Ha ha ha. Not very funny, and not very nice. And here, two chapters later, is it just a coincidence that we have Miss Bates delivering not one, not two, but THREE very clever rapier thrusts (Mrs. Elton---Mrs. Cole---Mrs. Perry) deep into Emma's snobbish heart? And Emma never even knows that it's intentional. Talk about ultimate karmic payback.....

And in that light, think of the tremendous irony of that last clause: "...Jane would really see nobody"--

In this case, Jane literally would really see ALL the 'nobodies', but pointedly will NOT see the only female "somebody" in Highbury!

And where else have we heard "nobody" personified?

How about when Emma herself, in Chapter 8, attempts to rationalize to Knightley that it is Harriet who would be marrying a social inferior in Mr. Martin, but then her own unconscious snobbery gets the better of her, and undercuts her own argument:
"As to the circumstances of her birth, THOUGH IN A LEGAL SENSE SHE MAY BE CALLED NOBODY, it will not hold in common sense."

And in another JA novel, of course, we have Sir Walter, the king of social put-downs, who himself is forced by circumstances beyond his control to refine his earlier relegation of Wentworth to the land of Nobodies:

"Captain Wentworth, with five-and-twenty thousand pounds, and as high in his profession as merit and activity could place him, WAS NO LONGER NOBODY."

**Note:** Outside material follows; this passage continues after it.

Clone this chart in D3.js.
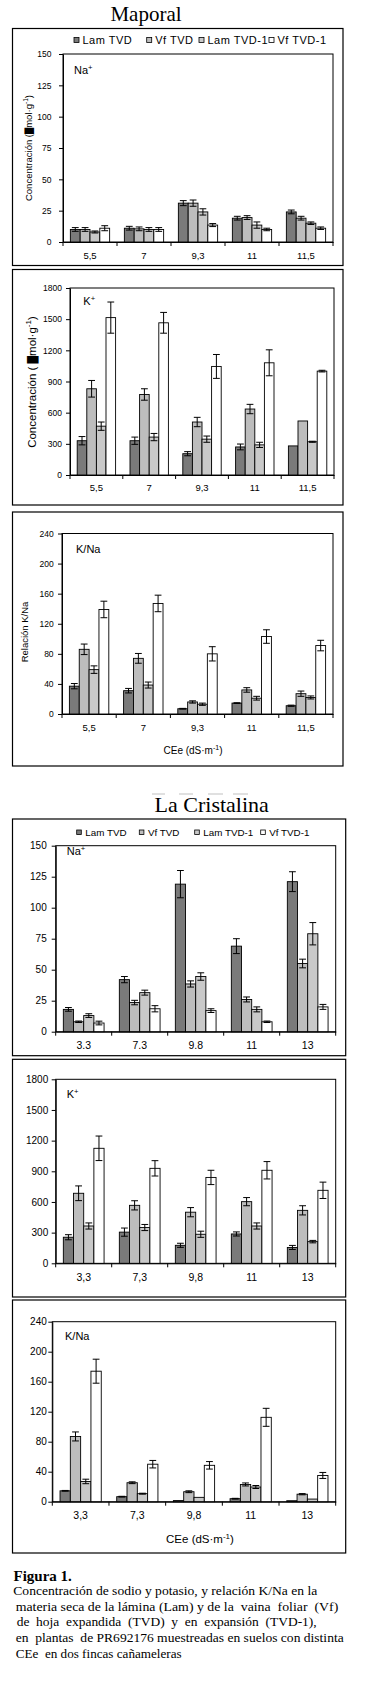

And so JA has put into the mouth of Miss Bates the veiled statement that at this moment at least, Jane has the power to see all the "nobodies" she wants, and to refuse to see the one "somebody" who is so doggedly insistent on her right to "pay attention" to Jane. Like Anne Elliot taking a stand and going to see "a Mrs. Smith" instead of the great Dalrymples. In that sense, Emma is like Persuasion, if it had been told from the point of view of Elizabeth Elliot.

And, to cap all of this off, lest we be tempted to feel too sorry for Emma, because perhaps Miss Bates has actually drawn too much blood with her sharp-edged wit, JA turns the screw one additional turn, when she even invites us to question the genuineness of Emma's contrition, when we read her reactions to all of the above in the last paragraph of that Chapter 45:

"When Emma afterwards heard that Jane Fairfax had been seen wandering about the meadows, at some distance from Highbury, on the afternoon of the very day on which she had, under the plea of being unequal to any exercise, so peremptorily refused to go out with her in the carriage, she could have no doubt -- PUTTING EVERY THING TOGETHER -- that Jane was resolved to receive no kindness from _her_. She was sorry, very sorry. Her heart was grieved for a state which seemed but the more pitiable from this sort of irritation of spirits, inconsistency of action, and inequality of powers; and it mortified her that she was given so little credit for proper feeling, or esteemed so little worthy as a friend: but SHE HAD THE CONSOLATION of knowing that her intentions were good, and of being able to say to herself, that COULD MR. KNIGHTLEY HAVE BEEN PRIVY to all her attempts of assisting Jane Fairfax, could he even have seen into her heart, he would not, on this occasion, have found any thing to reprove."

First, there is the humor of Emma thinking she is some Regency Era Miss Marple, "putting every thing together"--this shows how dull Emma really can be when her narcissism is activated, that she has somehow not realized long before Jane's final refusal "that Jane was resolved to receive no kindness from her." In the words of Homer Simpson--DOH!!!!!!!!! Talk about a narcissistic injury of Brobdingnagian proportions! But in the end of the day, Emma winds up feeling sorry for herself, her sympathy with Jane has evaporated, and all that is left is the sad little girl who wants Mr. Knightley to pat her on the head and say "Well done."

The genius of JA has never been more omnipresent than in this passage which is so easy to flip past in order to get to the "real action".

Emma is indeed the Parthenon (indeed, the Colossus) of fiction.
As a quick p.s. to my previous message which, in part, was about Miss Bates's comment about Jane and "nobody", I just checked, and found that the word "nobody" appears 73 times in Emma, 54 times in MP, but not more than 20 times in any of the other four novels.

Food for thought, in terms of why Emma, but also MP, would stand out in that curious way, given that you'd ordinarily expect a very common generic word like "nobody" to appear with equal frequency throughout all her fiction.

The short answer is, I think, that even a word like "nobody" could take on special meaning for JA in a given novel or two.